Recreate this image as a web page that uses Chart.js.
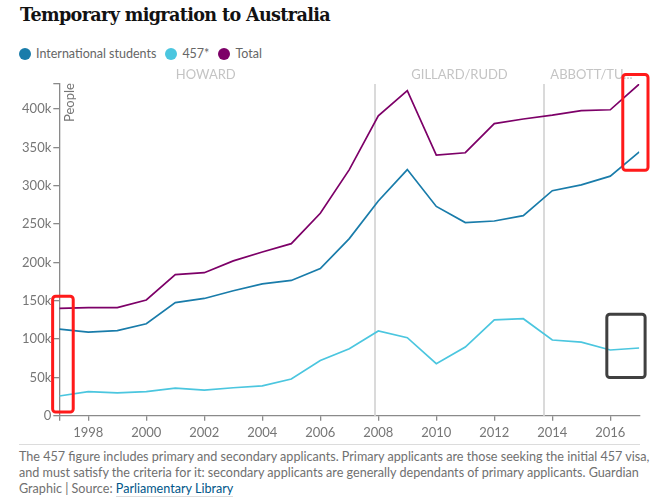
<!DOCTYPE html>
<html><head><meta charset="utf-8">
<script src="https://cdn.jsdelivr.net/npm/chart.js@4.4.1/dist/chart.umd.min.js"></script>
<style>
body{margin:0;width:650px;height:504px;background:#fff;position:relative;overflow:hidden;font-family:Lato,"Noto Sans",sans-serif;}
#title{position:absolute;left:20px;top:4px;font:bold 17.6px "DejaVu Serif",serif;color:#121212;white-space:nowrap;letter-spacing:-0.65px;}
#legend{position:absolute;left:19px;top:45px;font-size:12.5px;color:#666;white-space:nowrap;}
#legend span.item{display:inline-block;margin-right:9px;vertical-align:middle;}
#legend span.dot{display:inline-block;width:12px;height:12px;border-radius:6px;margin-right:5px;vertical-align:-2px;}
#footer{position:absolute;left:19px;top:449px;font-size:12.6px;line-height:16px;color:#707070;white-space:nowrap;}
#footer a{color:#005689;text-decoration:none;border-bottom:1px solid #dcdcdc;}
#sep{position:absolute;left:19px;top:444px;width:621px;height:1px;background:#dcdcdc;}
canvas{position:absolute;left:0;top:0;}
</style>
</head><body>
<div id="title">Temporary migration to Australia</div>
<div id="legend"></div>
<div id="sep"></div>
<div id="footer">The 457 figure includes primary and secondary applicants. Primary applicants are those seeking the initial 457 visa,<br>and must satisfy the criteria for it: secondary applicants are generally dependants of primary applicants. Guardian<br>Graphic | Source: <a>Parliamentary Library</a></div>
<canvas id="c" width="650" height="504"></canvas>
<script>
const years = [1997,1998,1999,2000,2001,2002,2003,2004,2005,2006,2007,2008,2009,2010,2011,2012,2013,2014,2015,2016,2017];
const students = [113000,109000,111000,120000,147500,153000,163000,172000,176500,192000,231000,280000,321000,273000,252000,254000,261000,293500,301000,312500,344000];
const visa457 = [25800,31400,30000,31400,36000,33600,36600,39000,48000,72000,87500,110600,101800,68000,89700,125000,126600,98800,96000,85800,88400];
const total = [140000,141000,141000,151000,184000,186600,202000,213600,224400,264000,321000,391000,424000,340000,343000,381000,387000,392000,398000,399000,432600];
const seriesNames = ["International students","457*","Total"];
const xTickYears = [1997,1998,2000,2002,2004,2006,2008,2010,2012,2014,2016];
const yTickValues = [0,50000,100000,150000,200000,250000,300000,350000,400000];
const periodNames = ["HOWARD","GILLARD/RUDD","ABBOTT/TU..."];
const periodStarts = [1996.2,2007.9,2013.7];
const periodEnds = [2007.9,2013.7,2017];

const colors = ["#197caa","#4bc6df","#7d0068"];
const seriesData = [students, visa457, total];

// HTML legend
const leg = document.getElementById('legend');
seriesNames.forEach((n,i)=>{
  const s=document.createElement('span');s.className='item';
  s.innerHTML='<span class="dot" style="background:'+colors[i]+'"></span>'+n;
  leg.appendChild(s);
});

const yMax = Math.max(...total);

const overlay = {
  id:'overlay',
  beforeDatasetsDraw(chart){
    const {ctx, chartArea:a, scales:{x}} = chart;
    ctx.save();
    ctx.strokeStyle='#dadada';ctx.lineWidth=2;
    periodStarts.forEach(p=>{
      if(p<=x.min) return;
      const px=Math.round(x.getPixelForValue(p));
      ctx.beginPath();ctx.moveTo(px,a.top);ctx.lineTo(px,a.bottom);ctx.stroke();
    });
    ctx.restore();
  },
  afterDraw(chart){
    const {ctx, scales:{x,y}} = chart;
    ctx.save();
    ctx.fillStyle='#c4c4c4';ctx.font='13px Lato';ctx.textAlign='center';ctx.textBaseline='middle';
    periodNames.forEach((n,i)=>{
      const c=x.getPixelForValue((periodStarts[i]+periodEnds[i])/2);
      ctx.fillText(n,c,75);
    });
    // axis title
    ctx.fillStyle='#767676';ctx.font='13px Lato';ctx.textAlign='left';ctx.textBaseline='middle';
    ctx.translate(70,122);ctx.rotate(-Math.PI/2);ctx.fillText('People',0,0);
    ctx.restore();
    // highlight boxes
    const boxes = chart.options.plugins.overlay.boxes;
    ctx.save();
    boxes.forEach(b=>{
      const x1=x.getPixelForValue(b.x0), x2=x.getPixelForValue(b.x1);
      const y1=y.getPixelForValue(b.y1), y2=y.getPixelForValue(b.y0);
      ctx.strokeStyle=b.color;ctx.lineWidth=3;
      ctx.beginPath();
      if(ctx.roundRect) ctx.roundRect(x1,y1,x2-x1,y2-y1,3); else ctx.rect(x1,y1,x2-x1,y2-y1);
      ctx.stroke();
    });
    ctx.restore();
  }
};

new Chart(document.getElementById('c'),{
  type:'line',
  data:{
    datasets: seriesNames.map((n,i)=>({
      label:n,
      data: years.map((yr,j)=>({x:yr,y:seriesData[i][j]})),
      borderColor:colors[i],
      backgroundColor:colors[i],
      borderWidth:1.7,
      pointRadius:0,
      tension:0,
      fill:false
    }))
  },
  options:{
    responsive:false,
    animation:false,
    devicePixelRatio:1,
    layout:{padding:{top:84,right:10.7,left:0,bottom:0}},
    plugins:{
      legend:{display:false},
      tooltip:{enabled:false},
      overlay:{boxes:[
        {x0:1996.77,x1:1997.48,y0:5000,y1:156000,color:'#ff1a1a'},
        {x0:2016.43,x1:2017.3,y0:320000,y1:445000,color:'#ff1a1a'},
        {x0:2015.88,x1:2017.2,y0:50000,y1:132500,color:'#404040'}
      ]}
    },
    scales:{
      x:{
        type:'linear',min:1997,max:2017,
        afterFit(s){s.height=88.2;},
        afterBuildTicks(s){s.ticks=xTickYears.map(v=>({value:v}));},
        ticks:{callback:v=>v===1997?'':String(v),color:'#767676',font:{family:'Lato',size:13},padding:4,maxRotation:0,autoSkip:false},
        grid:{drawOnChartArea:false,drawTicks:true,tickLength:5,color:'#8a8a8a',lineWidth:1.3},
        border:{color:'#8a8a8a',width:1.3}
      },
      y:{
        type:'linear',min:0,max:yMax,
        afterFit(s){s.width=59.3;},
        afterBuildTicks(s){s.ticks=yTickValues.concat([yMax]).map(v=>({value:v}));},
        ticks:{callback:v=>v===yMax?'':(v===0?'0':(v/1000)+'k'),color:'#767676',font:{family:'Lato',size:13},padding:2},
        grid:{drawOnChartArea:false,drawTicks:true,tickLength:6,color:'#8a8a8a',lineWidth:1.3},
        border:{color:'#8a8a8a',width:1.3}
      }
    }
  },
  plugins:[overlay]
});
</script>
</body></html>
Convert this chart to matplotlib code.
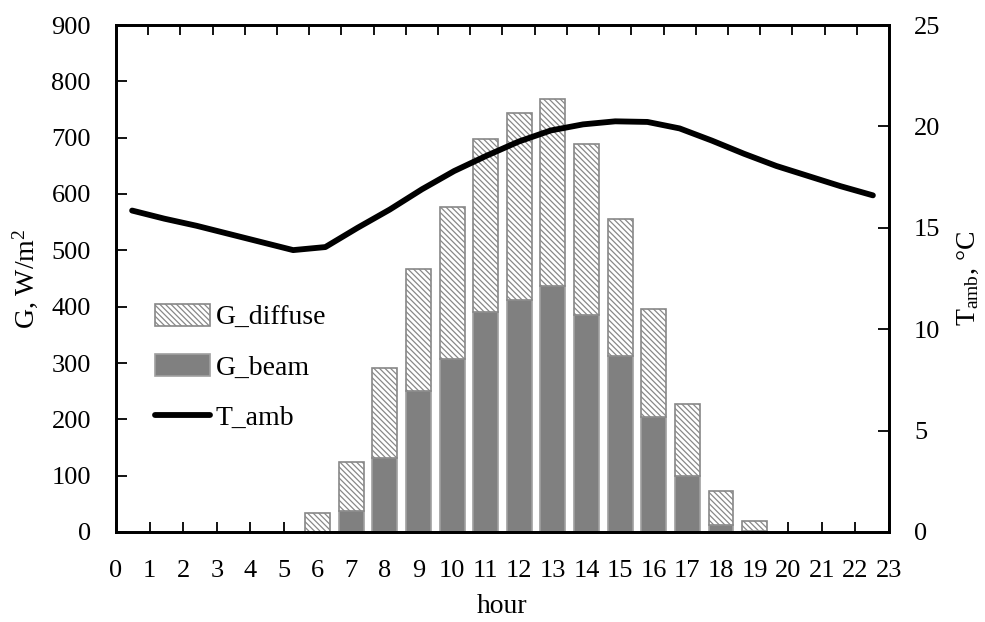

AIM OF THE TASK:
Check each line of the material above for "this" and say how many lines contain it, giving the number alone.

THE RESPONSE:
2